* The data *
══════
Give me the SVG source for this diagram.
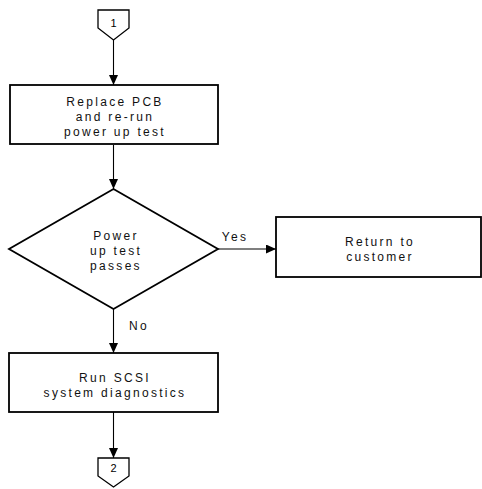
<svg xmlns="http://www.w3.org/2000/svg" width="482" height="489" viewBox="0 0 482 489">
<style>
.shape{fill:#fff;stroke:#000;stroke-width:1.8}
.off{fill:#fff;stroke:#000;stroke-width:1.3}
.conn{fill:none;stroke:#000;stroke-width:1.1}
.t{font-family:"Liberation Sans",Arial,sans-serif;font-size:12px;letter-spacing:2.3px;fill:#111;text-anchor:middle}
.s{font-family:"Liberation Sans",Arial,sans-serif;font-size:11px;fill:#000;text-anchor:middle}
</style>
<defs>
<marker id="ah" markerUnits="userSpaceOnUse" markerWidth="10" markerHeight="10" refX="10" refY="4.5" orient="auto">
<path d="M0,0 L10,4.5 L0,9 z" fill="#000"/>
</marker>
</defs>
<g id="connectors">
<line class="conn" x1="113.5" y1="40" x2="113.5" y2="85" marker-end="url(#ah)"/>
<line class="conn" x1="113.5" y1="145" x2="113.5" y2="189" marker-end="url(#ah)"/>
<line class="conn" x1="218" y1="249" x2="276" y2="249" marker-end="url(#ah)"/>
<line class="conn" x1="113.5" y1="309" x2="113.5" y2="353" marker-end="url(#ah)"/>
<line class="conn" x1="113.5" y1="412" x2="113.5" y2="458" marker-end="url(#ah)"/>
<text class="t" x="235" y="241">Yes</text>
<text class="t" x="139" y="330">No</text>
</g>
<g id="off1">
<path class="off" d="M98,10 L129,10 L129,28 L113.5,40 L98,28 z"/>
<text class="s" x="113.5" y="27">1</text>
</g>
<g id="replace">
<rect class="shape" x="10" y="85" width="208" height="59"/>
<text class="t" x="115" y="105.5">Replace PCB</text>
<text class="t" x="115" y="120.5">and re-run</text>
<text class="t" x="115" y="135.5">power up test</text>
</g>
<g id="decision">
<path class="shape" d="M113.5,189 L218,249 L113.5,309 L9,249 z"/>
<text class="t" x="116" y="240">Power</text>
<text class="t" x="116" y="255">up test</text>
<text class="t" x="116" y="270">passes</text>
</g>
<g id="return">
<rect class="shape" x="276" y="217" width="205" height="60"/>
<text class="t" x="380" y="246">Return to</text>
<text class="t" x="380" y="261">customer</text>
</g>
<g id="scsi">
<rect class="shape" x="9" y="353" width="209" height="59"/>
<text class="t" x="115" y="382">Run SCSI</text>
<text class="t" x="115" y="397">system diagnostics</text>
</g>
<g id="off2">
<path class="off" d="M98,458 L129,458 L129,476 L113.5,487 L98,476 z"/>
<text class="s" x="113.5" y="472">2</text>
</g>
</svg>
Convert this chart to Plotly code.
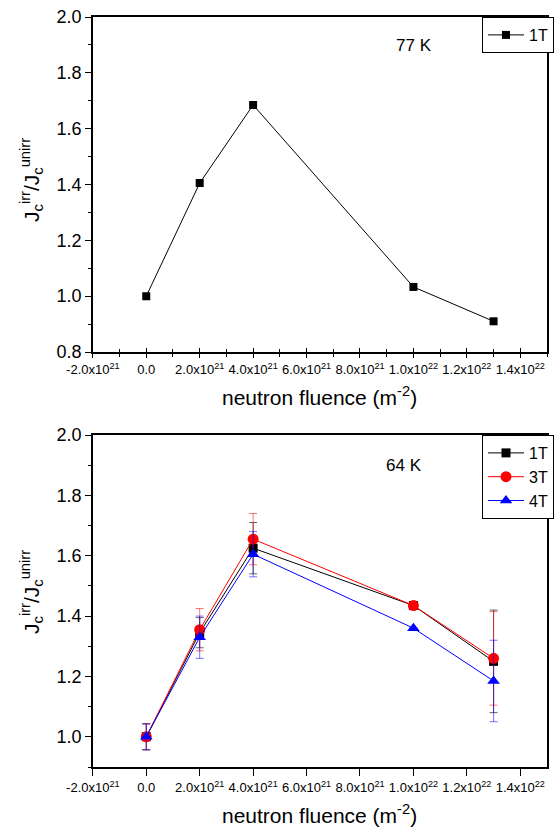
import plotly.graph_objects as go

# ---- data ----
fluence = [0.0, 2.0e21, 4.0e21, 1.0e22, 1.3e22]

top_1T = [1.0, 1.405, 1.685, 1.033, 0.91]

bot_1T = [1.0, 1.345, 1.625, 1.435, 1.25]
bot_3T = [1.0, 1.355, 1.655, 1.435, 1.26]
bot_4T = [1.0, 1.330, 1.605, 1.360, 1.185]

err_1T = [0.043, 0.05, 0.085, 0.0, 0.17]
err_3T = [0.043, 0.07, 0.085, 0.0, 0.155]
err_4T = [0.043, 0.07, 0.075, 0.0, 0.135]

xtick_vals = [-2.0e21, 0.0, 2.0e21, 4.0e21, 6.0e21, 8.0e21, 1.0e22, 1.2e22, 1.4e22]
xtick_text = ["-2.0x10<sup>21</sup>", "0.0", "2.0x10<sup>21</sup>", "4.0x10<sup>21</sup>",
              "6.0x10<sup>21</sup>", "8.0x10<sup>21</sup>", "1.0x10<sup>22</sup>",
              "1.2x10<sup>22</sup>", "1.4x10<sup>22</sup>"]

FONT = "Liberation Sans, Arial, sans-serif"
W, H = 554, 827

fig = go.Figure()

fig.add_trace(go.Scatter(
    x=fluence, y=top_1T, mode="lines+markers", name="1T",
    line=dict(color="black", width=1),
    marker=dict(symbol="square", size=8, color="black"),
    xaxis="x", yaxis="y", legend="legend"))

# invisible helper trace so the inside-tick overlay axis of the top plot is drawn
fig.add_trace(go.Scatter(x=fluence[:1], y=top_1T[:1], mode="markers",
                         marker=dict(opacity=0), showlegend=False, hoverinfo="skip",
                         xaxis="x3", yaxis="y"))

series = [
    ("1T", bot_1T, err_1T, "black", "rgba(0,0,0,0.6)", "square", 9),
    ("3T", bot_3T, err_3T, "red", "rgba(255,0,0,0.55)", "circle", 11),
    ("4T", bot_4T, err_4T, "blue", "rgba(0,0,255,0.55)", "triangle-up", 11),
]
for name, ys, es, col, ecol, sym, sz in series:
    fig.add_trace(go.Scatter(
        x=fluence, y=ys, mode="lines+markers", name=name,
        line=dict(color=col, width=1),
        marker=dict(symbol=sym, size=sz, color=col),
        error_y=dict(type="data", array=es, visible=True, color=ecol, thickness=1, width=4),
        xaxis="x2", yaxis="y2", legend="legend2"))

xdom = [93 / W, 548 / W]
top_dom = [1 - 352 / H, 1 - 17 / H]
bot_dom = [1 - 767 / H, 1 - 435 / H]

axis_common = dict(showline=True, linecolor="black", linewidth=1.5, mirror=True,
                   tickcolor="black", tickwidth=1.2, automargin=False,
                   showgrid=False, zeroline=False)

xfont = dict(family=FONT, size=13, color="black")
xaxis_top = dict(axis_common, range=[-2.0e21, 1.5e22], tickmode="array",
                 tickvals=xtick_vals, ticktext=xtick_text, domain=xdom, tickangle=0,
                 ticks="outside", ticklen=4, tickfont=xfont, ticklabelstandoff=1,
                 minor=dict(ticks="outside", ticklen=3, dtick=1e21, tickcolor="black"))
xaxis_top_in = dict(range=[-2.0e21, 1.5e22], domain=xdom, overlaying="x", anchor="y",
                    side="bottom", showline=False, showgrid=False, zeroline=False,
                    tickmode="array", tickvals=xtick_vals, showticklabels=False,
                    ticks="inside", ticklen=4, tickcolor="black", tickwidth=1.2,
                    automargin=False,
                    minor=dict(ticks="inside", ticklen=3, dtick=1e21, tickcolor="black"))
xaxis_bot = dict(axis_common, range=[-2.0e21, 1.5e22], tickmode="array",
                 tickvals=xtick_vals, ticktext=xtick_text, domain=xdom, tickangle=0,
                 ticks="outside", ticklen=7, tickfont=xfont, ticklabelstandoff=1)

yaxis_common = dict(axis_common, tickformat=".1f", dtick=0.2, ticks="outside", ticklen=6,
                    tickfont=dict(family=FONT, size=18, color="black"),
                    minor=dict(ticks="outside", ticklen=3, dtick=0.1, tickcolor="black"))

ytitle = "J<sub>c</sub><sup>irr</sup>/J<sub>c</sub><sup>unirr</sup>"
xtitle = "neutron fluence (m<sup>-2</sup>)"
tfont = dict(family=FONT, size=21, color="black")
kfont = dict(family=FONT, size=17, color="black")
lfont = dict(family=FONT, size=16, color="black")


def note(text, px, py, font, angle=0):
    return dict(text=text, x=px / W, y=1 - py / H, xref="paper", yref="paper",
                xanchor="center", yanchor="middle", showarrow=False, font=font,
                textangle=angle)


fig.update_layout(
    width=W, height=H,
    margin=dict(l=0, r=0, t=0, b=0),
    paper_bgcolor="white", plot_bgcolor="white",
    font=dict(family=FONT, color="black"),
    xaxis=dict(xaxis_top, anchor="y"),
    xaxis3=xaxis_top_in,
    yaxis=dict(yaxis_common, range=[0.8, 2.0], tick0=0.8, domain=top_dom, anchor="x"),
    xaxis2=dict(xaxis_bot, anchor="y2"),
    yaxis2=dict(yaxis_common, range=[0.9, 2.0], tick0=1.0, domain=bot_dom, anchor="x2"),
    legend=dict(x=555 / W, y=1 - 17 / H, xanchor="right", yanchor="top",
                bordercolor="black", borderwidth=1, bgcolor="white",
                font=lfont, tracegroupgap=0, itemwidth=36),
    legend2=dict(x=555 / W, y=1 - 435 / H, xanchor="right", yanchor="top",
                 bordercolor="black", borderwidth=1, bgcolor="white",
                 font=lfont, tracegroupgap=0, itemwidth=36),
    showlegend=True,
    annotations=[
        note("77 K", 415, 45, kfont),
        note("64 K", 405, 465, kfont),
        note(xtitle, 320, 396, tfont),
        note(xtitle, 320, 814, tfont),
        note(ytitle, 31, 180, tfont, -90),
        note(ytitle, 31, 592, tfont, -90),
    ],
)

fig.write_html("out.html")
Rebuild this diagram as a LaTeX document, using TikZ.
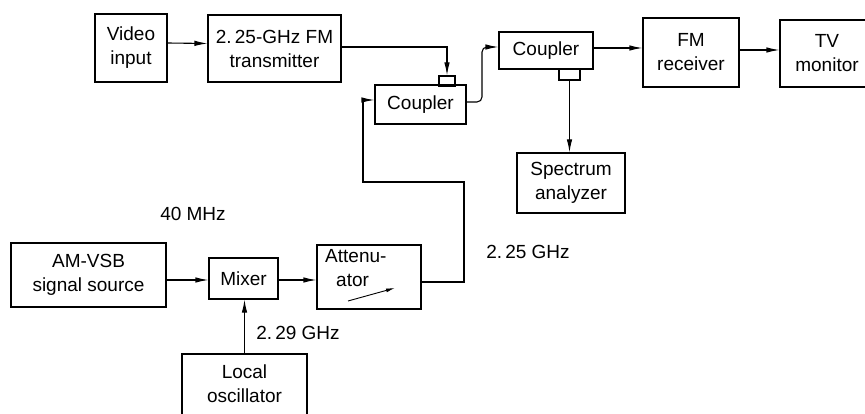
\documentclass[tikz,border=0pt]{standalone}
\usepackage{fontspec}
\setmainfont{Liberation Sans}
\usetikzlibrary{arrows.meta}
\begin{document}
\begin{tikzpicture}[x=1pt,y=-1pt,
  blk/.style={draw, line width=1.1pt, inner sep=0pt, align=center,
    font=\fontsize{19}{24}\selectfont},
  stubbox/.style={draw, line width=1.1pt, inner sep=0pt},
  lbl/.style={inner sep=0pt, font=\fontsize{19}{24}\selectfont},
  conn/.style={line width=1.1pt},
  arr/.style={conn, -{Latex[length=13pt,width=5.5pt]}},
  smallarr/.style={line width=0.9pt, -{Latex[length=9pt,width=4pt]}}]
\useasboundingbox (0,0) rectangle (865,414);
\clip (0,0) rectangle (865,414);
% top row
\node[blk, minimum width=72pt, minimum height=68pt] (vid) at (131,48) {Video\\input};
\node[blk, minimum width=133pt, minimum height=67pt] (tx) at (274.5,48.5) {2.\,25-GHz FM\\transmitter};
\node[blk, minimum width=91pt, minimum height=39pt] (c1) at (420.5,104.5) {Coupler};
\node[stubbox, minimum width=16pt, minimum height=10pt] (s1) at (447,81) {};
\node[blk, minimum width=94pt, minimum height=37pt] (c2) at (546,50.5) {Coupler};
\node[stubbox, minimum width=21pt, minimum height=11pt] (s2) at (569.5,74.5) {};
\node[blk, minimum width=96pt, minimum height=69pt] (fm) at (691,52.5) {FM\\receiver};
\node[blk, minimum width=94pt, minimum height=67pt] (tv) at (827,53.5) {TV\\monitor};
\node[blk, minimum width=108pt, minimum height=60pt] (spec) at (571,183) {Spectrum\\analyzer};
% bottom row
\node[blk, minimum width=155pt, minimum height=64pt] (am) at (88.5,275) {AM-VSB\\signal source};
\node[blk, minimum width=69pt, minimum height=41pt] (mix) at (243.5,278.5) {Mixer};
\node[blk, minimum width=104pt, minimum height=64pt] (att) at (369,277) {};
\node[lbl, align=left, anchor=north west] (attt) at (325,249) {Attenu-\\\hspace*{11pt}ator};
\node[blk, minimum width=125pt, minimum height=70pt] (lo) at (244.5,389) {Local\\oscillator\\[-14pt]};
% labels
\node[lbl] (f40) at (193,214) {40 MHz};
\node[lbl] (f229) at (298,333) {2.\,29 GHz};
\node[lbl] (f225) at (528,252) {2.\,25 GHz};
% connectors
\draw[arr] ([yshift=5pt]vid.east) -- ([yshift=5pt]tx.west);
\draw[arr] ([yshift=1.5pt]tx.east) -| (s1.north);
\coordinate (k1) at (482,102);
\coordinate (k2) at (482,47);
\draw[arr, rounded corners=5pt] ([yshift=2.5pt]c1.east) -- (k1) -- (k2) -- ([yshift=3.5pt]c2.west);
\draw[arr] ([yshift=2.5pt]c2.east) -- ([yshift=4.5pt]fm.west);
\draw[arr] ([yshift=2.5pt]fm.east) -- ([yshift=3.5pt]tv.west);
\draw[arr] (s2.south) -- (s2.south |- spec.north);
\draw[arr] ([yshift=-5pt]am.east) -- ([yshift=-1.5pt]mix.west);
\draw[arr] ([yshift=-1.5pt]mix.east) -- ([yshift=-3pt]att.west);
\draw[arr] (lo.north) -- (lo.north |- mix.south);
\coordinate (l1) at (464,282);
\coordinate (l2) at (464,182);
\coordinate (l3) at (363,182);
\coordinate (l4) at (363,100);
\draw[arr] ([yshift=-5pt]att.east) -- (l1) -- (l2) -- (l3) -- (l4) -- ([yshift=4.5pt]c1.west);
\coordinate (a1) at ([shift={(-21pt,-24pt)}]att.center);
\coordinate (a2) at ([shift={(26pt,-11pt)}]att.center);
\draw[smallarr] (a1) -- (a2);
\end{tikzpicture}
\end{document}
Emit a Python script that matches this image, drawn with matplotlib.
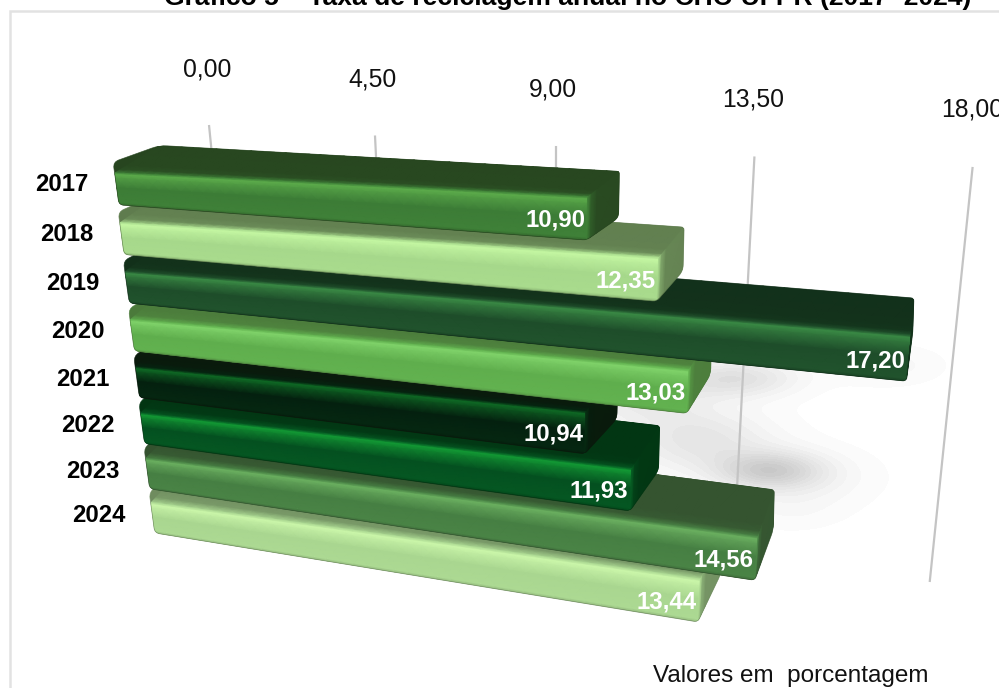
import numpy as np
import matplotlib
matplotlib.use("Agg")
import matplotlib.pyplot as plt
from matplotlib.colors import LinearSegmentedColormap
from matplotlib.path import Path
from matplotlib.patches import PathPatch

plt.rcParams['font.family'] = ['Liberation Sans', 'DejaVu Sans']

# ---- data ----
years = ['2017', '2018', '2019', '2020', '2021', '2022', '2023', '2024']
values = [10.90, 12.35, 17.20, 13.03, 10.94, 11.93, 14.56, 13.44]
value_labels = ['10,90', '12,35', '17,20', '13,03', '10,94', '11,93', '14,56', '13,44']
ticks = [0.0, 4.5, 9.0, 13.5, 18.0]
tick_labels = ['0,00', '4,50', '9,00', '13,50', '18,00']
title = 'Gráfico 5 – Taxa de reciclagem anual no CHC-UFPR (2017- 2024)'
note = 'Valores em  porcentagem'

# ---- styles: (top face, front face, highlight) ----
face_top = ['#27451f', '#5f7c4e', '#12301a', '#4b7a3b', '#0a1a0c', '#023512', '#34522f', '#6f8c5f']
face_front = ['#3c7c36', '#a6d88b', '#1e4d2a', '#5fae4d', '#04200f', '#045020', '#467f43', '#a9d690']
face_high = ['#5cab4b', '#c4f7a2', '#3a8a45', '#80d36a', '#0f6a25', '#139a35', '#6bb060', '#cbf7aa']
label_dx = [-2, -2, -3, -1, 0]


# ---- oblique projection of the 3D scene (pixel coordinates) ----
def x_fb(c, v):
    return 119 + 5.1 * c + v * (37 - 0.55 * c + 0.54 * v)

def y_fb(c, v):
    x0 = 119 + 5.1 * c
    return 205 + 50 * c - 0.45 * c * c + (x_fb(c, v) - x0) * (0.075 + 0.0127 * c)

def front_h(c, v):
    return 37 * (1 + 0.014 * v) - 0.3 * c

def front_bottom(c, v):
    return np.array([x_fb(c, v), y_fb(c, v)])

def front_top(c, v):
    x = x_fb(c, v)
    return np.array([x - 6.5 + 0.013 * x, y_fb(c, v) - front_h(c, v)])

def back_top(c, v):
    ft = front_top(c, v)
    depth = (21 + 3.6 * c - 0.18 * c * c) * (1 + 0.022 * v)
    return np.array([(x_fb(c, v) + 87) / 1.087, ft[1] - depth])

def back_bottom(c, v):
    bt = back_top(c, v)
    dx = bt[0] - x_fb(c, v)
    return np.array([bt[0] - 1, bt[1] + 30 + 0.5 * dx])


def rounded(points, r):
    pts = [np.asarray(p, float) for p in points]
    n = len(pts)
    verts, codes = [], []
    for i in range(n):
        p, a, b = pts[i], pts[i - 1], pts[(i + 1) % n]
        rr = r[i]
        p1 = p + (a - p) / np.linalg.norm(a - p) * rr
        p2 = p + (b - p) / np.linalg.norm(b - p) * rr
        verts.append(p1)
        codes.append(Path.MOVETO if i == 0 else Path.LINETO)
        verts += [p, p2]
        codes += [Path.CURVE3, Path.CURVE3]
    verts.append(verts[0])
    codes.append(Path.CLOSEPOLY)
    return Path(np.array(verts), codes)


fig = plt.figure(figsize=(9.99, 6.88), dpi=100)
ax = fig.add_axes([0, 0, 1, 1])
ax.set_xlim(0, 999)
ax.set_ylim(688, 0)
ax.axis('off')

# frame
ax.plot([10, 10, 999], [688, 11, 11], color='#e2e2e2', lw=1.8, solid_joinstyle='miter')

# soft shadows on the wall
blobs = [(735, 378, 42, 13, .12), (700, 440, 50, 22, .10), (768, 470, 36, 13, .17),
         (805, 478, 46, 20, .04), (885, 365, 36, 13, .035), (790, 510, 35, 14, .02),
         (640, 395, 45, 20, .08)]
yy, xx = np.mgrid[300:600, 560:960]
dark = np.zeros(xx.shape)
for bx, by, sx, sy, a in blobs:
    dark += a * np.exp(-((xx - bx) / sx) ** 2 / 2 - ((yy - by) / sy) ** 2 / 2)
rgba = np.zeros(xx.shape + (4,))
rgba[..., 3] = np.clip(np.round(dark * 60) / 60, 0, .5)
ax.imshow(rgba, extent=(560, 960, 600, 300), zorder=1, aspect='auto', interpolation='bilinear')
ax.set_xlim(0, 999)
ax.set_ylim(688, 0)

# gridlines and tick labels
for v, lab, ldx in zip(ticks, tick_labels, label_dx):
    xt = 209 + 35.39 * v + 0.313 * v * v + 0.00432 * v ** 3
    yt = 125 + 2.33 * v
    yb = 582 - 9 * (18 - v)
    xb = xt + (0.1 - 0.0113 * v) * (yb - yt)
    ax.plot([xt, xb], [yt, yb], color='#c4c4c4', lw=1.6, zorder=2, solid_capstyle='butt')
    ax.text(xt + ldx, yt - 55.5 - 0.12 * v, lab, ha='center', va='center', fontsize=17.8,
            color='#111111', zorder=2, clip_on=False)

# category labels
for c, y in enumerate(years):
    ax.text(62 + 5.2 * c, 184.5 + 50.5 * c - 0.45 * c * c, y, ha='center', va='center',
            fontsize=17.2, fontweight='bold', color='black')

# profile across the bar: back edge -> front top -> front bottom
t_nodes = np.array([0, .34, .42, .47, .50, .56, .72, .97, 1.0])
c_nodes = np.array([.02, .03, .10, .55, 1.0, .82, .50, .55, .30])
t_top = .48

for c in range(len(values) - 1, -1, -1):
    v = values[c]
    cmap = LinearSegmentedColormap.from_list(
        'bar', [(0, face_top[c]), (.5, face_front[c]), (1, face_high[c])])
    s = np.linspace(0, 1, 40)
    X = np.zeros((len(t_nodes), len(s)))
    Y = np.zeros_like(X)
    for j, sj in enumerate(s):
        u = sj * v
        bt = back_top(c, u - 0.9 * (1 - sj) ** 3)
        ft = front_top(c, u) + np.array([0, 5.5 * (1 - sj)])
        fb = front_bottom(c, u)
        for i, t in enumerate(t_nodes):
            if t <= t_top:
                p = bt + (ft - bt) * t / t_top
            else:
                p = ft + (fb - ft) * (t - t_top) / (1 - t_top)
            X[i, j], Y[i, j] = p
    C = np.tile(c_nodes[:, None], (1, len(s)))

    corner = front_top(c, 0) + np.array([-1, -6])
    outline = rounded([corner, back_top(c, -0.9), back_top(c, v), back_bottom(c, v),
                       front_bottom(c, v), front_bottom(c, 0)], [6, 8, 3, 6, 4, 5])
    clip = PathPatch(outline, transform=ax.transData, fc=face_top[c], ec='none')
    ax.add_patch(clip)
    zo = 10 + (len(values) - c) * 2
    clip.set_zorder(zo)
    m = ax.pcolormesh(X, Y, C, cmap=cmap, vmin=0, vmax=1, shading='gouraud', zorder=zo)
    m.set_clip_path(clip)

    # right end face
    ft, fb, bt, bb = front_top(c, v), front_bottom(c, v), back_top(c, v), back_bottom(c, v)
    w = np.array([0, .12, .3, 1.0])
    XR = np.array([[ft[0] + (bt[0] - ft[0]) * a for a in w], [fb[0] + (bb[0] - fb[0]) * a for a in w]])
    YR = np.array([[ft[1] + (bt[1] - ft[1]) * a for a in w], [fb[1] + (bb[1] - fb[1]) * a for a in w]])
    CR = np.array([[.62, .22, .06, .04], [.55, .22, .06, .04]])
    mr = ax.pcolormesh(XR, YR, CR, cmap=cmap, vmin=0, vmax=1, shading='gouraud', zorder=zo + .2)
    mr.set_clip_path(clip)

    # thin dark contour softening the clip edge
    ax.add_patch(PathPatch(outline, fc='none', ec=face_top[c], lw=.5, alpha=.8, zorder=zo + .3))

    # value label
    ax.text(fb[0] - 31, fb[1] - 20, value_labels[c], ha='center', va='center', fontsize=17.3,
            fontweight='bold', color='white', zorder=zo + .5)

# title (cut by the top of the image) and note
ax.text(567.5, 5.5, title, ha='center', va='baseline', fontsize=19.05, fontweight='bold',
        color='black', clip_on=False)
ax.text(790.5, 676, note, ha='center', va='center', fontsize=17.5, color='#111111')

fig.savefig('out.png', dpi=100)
══════
* The exercise *
Print exactly the lines from the line containing "Emit a Python" through the line containing "from matplotlib.patches import PathPatch", and omit any picture found among them.

* Output for this task *
Emit a Python script that matches this image, drawn with matplotlib.
import numpy as np
import matplotlib
matplotlib.use("Agg")
import matplotlib.pyplot as plt
from matplotlib.colors import LinearSegmentedColormap
from matplotlib.path import Path
from matplotlib.patches import PathPatch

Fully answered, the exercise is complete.